Consequently, when it's so hard to have a real difference-maker as a quarterback, you get teams that are highly flawed and very interchangeable. Look at quarterback stats. How many guys have a rating over 100? It's like nine or ten. Why do you think that is? Doesn't mean those quarterbacks are great. It's a result of the quarterback having all of the advantages, all of the leverage, with how the game is played now. How it's officiated.


This is because the NFL thinks people are morons, and the people who watch their product are morons, which they largely are, and they also want them to be gambling addicts and take most of their money. Not all of their money, because then those people couldn't bet. But enough so that they're poor and maybe they don't buy enough food for their family because they want to gamble or blew it gambling.

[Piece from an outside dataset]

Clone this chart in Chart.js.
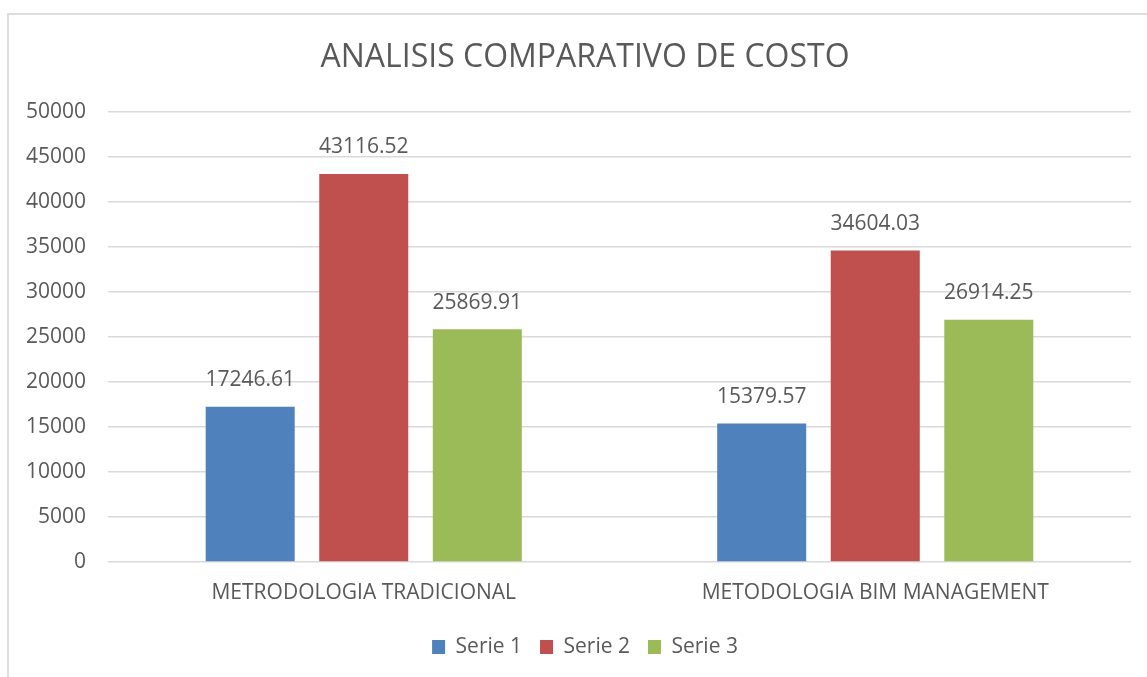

And what do people want to gamble on? Big scores. The gambler wants action. The gambling mindset with the NFL was/is massively influenced by the fantasy football mindset which is about racking up numbers. Then these morons think they know. Like they're real GMs. "I could totally run a team, bro." And the GMs themselves usually don't know because, again, most humans now are morons and terrible at what they do.


But no one can tell what anything is, so on it goes. There's not a lot of accountability, unless you're a head coach in the NFL and especially college, because your ass gets fired. But that's more about placating the boosters at the college level and justifying the NIL payouts that have wrecked that sport and turned it into this shitty post-adolescent Hessian thing.


College football had this great thing going for it for like a century: a spiritedness. No one wants to watch mercenaries. Rather, they will, because they're usually fat aardvarks sitting on a couch for ten hours on Saturday and ten more on Sunday, shoveling meats down their throats and downing another half gallon of beer--America!--because what are they going to do? Find a book to read or get into classic film and, you know, mix things up a bit? Go with a touch of balance? Fuck that, man, and pass the meatballs yum yum yum.


Previously, you rooted for your team and the guys on the team felt something for their team. That's not how it is now. They only feel things for themselves. No sport has gotten more wrecked in recent times than college football. But back to the NFL. The league is monochrome. Everyone is the same. Needing the same things, trying to win the same way. Each team hopes to win the quarterback lottery. If they don't, they aren't a serious contender. Most teams blow. So, if you beat the teams that blow, you become one of the better teams, but it's not like you're all that great necessarily.


You need a coach who doesn't make you worse. Who is average. Gets people to go with his program, which means plays for him and listen to him when he says, "Hey, we can't afford to turn the ball over," and makes that a priority. That type of thing. It's simple. You think Mike Vrabel is hatcing these brilliant game plans? You think he could? Like he's a master scheme designer? Or do you think he speaks confidently, he rubs guys the right way--and these are usually very simple guys--and they buy what he's saying and mostly try and do what he says?


And they have the quarterback. I'd advise caution, because when I see Drake Maye and how he plays, I see a guy who could get hurt on the next play and be lost for three games, six, the season, or have regular injury issues and a truncated career. He does not know how to run. And if he keeps running like he does, he may have a problem. You see the box score and he does his 18-for-24 things for 282 yards. Efficient. Then the 50 or 60 yards on the ground. And


I know people love that second number, too, but I find it concerning. I think he thinks those yards are there to be gotten, and having success getting them emboldens him to try and get more. He's not running smartly enough. You don't want to run, you want to scamper safely for the yards available to you, making an angle for the sideline and stepping out. If he goes down, that's it, you're done. I know, you can say that about any of the top quarterbacks and their teams. But a Mahomes knows what he's doing when he runs. Drake Maye doesn't not--at least as of yet.